--- WHAT TO WORK ON ---
Reproduce all the material exactly, minus any pictures it holds.

>> begin INFORMATION SUPPLIED

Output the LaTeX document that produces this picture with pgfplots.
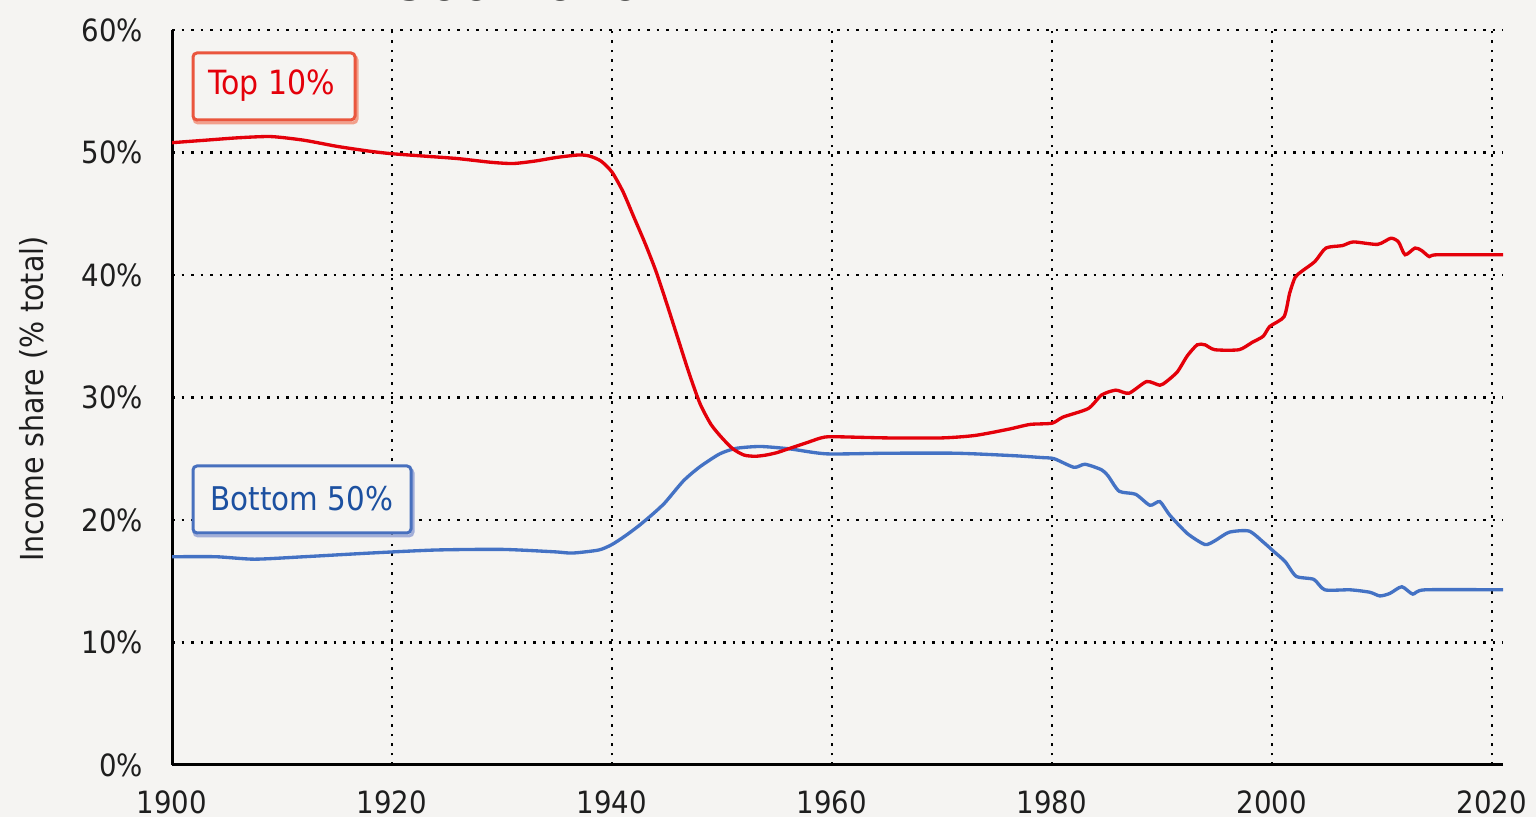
\documentclass[border=0pt]{standalone}
\usepackage{fontspec}
\setmainfont{DejaVu Sans Condensed}
\usepackage{pgfplots}
\pgfplotsset{compat=1.18}
\definecolor{bg}{RGB}{245,244,242}
\definecolor{topred}{RGB}{228,0,10}
\definecolor{botblue}{RGB}{68,114,196}
\definecolor{redbox}{RGB}{234,86,62}
\definecolor{redboxlt}{RGB}{242,160,140}
\definecolor{bluebox}{RGB}{72,112,190}
\definecolor{blueboxlt}{RGB}{162,174,216}
\definecolor{bluetext}{RGB}{28,80,160}
\definecolor{ticktext}{RGB}{30,30,30}
\begin{document}
\begin{tikzpicture}
\fill[bg] (0,0) rectangle (460.8pt,245.1pt);
\useasboundingbox (0,0) rectangle (460.8pt,245.1pt);
\begin{scope}
\clip (0,0) rectangle (460.8pt,245.1pt);
\node[anchor=base west, inner sep=0pt, font=\fontsize{15.5}{18}\selectfont\bfseries, text=ticktext] at (108.9pt,245.0pt) {1900-2020};
\end{scope}
\begin{axis}[
  at={(51.6pt,15.6pt)}, anchor=south west,
  scale only axis, width=399.3pt, height=220.5pt,
  xmin=1900, xmax=2021, ymin=0, ymax=60,
  axis x line=bottom, axis y line=left,
  axis line style={-, line width=0.9pt, black},
  xtick={1900,1920,...,2020}, ytick={0,10,...,60},
  major tick length=0pt,
  grid=major,
  major grid style={line width=0.75pt, black, dash pattern=on 0.75pt off 2.1pt},
  /pgf/number format/assume math mode=true,
  tick label style={font=\fontsize{9.2}{11}\selectfont, text=ticktext},
  yticklabel={\pgfmathprintnumber{\tick}\%},
  x tick label style={/pgf/number format/1000 sep={}, yshift=-4.3pt},
  y tick label style={xshift=-5.2pt},
]
\addplot[botblue, line width=1.0pt, smooth, tension=0.4] coordinates {
(1900,17.0) (1904,17.0) (1907.5,16.8) (1912,17.0) (1918,17.3) (1924,17.55)
(1930,17.6) (1934.8,17.4) (1936.4,17.3) (1938.8,17.55) (1940,18.0) (1941.2,18.7)
(1942.4,19.5) (1943.6,20.4) (1944.8,21.4) (1946.5,23.2) (1948,24.35) (1949.8,25.4)
(1951.3,25.85) (1953.5,26.0) (1956.2,25.8) (1959.5,25.4) (1965,25.45) (1971.3,25.45)
(1976.5,25.25) (1979,25.1) (1980.2,25.0) (1982,24.3) (1983,24.55) (1984.5,24.1)
(1985.1,23.6) (1986.1,22.35) (1987.6,22.1) (1988.9,21.2) (1989.8,21.5) (1990.7,20.4)
(1992.3,18.9) (1993.9,18.0) (1994.8,18.3) (1996.1,19.0) (1997.9,19.1) (1999.2,18.2)
(2000.2,17.4) (2001.2,16.6) (2002.2,15.4) (2003.8,15.15) (2004.8,14.3) (2007.1,14.3)
(2008.9,14.1) (2009.8,13.8) (2010.7,14.0) (2011.8,14.55) (2012.8,13.95) (2013.9,14.3)
(2021,14.3)
};
\addplot[topred, line width=1.0pt, smooth, tension=0.4] coordinates {
(1900,50.8) (1903,51.0) (1906,51.2) (1909,51.3) (1912,51.0) (1915,50.5)
(1918,50.1) (1920,49.9) (1923,49.7) (1926,49.5) (1929,49.2) (1931,49.1)
(1933,49.3) (1935,49.6) (1937,49.8) (1938,49.7) (1939,49.3) (1940,48.4)
(1941,46.8) (1942,44.7) (1943,42.6) (1944,40.3) (1945,37.6) (1946,34.8)
(1947,32.0) (1948,29.5) (1949,27.8) (1950,26.7) (1951,25.8) (1952,25.3)
(1953,25.2) (1954,25.3) (1955,25.5) (1956,25.8) (1957,26.1) (1958,26.4)
(1959,26.7) (1960,26.8) (1965,26.7) (1970,26.7) (1973,26.9) (1976,27.4)
(1978,27.8) (1980,27.9) (1981,28.4) (1983.3,29.1) (1984.5,30.2) (1985.8,30.6)
(1987.0,30.35) (1988.6,31.3) (1989.8,31.0) (1990.4,31.3) (1991.4,32.1) (1992.3,33.4)
(1993.2,34.3) (1993.9,34.3) (1994.8,33.9) (1997.0,33.9) (1998.2,34.5) (1999.2,35.0)
(1999.8,35.8) (2001.1,36.6) (2001.6,38.5) (2002.1,39.8) (2002.7,40.3) (2003.9,41.1)
(2004.9,42.2) (2006.4,42.4) (2007.4,42.7) (2009.6,42.5) (2010.8,43.0) (2011.5,42.7)
(2012.1,41.65) (2013.0,42.2) (2013.6,42.0) (2014.3,41.5) (2015,41.65) (2021,41.65)
};
\end{axis}
\begin{scope}[x=0.3pt,y=0.3pt]
% Top 10% box
\draw[redboxlt, line width=0.9pt, rounded corners=1.2pt] (194,694) rectangle (357,761);
\draw[redbox, fill=bg, line width=0.9pt, rounded corners=1.2pt] (193,697) rectangle (355,764);
\node[font=\fontsize{10}{12}\selectfont, text=topred] at (272,731) {Top 10\%};
% Bottom 50% box
\draw[blueboxlt, line width=0.9pt, rounded corners=1.2pt] (194,281) rectangle (413,348);
\draw[bluebox, fill=bg, line width=0.9pt, rounded corners=1.2pt] (193,284) rectangle (411,351);
\node[font=\fontsize{9.8}{12}\selectfont, text=bluetext] at (302,318) {Bottom 50\%};
% y label
\node[rotate=90, font=\fontsize{9.5}{11}\selectfont, text=ticktext] at (34,418) {Income share (\% total)};
\end{scope}
\end{tikzpicture}
\end{document}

>> end INFORMATION SUPPLIED

--- FULL ANSWER ---
Output the LaTeX document that produces this picture with pgfplots.
\documentclass[border=0pt]{standalone}
\usepackage{fontspec}
\setmainfont{DejaVu Sans Condensed}
\usepackage{pgfplots}
\pgfplotsset{compat=1.18}
\definecolor{bg}{RGB}{245,244,242}
\definecolor{topred}{RGB}{228,0,10}
\definecolor{botblue}{RGB}{68,114,196}
\definecolor{redbox}{RGB}{234,86,62}
\definecolor{redboxlt}{RGB}{242,160,140}
\definecolor{bluebox}{RGB}{72,112,190}
\definecolor{blueboxlt}{RGB}{162,174,216}
\definecolor{bluetext}{RGB}{28,80,160}
\definecolor{ticktext}{RGB}{30,30,30}
\begin{document}
\begin{tikzpicture}
\fill[bg] (0,0) rectangle (460.8pt,245.1pt);
\useasboundingbox (0,0) rectangle (460.8pt,245.1pt);
\begin{scope}
\clip (0,0) rectangle (460.8pt,245.1pt);
\node[anchor=base west, inner sep=0pt, font=\fontsize{15.5}{18}\selectfont\bfseries, text=ticktext] at (108.9pt,245.0pt) {1900-2020};
\end{scope}
\begin{axis}[
  at={(51.6pt,15.6pt)}, anchor=south west,
  scale only axis, width=399.3pt, height=220.5pt,
  xmin=1900, xmax=2021, ymin=0, ymax=60,
  axis x line=bottom, axis y line=left,
  axis line style={-, line width=0.9pt, black},
  xtick={1900,1920,...,2020}, ytick={0,10,...,60},
  major tick length=0pt,
  grid=major,
  major grid style={line width=0.75pt, black, dash pattern=on 0.75pt off 2.1pt},
  /pgf/number format/assume math mode=true,
  tick label style={font=\fontsize{9.2}{11}\selectfont, text=ticktext},
  yticklabel={\pgfmathprintnumber{\tick}\%},
  x tick label style={/pgf/number format/1000 sep={}, yshift=-4.3pt},
  y tick label style={xshift=-5.2pt},
]
\addplot[botblue, line width=1.0pt, smooth, tension=0.4] coordinates {
(1900,17.0) (1904,17.0) (1907.5,16.8) (1912,17.0) (1918,17.3) (1924,17.55)
(1930,17.6) (1934.8,17.4) (1936.4,17.3) (1938.8,17.55) (1940,18.0) (1941.2,18.7)
(1942.4,19.5) (1943.6,20.4) (1944.8,21.4) (1946.5,23.2) (1948,24.35) (1949.8,25.4)
(1951.3,25.85) (1953.5,26.0) (1956.2,25.8) (1959.5,25.4) (1965,25.45) (1971.3,25.45)
(1976.5,25.25) (1979,25.1) (1980.2,25.0) (1982,24.3) (1983,24.55) (1984.5,24.1)
(1985.1,23.6) (1986.1,22.35) (1987.6,22.1) (1988.9,21.2) (1989.8,21.5) (1990.7,20.4)
(1992.3,18.9) (1993.9,18.0) (1994.8,18.3) (1996.1,19.0) (1997.9,19.1) (1999.2,18.2)
(2000.2,17.4) (2001.2,16.6) (2002.2,15.4) (2003.8,15.15) (2004.8,14.3) (2007.1,14.3)
(2008.9,14.1) (2009.8,13.8) (2010.7,14.0) (2011.8,14.55) (2012.8,13.95) (2013.9,14.3)
(2021,14.3)
};
\addplot[topred, line width=1.0pt, smooth, tension=0.4] coordinates {
(1900,50.8) (1903,51.0) (1906,51.2) (1909,51.3) (1912,51.0) (1915,50.5)
(1918,50.1) (1920,49.9) (1923,49.7) (1926,49.5) (1929,49.2) (1931,49.1)
(1933,49.3) (1935,49.6) (1937,49.8) (1938,49.7) (1939,49.3) (1940,48.4)
(1941,46.8) (1942,44.7) (1943,42.6) (1944,40.3) (1945,37.6) (1946,34.8)
(1947,32.0) (1948,29.5) (1949,27.8) (1950,26.7) (1951,25.8) (1952,25.3)
(1953,25.2) (1954,25.3) (1955,25.5) (1956,25.8) (1957,26.1) (1958,26.4)
(1959,26.7) (1960,26.8) (1965,26.7) (1970,26.7) (1973,26.9) (1976,27.4)
(1978,27.8) (1980,27.9) (1981,28.4) (1983.3,29.1) (1984.5,30.2) (1985.8,30.6)
(1987.0,30.35) (1988.6,31.3) (1989.8,31.0) (1990.4,31.3) (1991.4,32.1) (1992.3,33.4)
(1993.2,34.3) (1993.9,34.3) (1994.8,33.9) (1997.0,33.9) (1998.2,34.5) (1999.2,35.0)
(1999.8,35.8) (2001.1,36.6) (2001.6,38.5) (2002.1,39.8) (2002.7,40.3) (2003.9,41.1)
(2004.9,42.2) (2006.4,42.4) (2007.4,42.7) (2009.6,42.5) (2010.8,43.0) (2011.5,42.7)
(2012.1,41.65) (2013.0,42.2) (2013.6,42.0) (2014.3,41.5) (2015,41.65) (2021,41.65)
};
\end{axis}
\begin{scope}[x=0.3pt,y=0.3pt]
% Top 10% box
\draw[redboxlt, line width=0.9pt, rounded corners=1.2pt] (194,694) rectangle (357,761);
\draw[redbox, fill=bg, line width=0.9pt, rounded corners=1.2pt] (193,697) rectangle (355,764);
\node[font=\fontsize{10}{12}\selectfont, text=topred] at (272,731) {Top 10\%};
% Bottom 50% box
\draw[blueboxlt, line width=0.9pt, rounded corners=1.2pt] (194,281) rectangle (413,348);
\draw[bluebox, fill=bg, line width=0.9pt, rounded corners=1.2pt] (193,284) rectangle (411,351);
\node[font=\fontsize{9.8}{12}\selectfont, text=bluetext] at (302,318) {Bottom 50\%};
% y label
\node[rotate=90, font=\fontsize{9.5}{11}\selectfont, text=ticktext] at (34,418) {Income share (\% total)};
\end{scope}
\end{tikzpicture}
\end{document}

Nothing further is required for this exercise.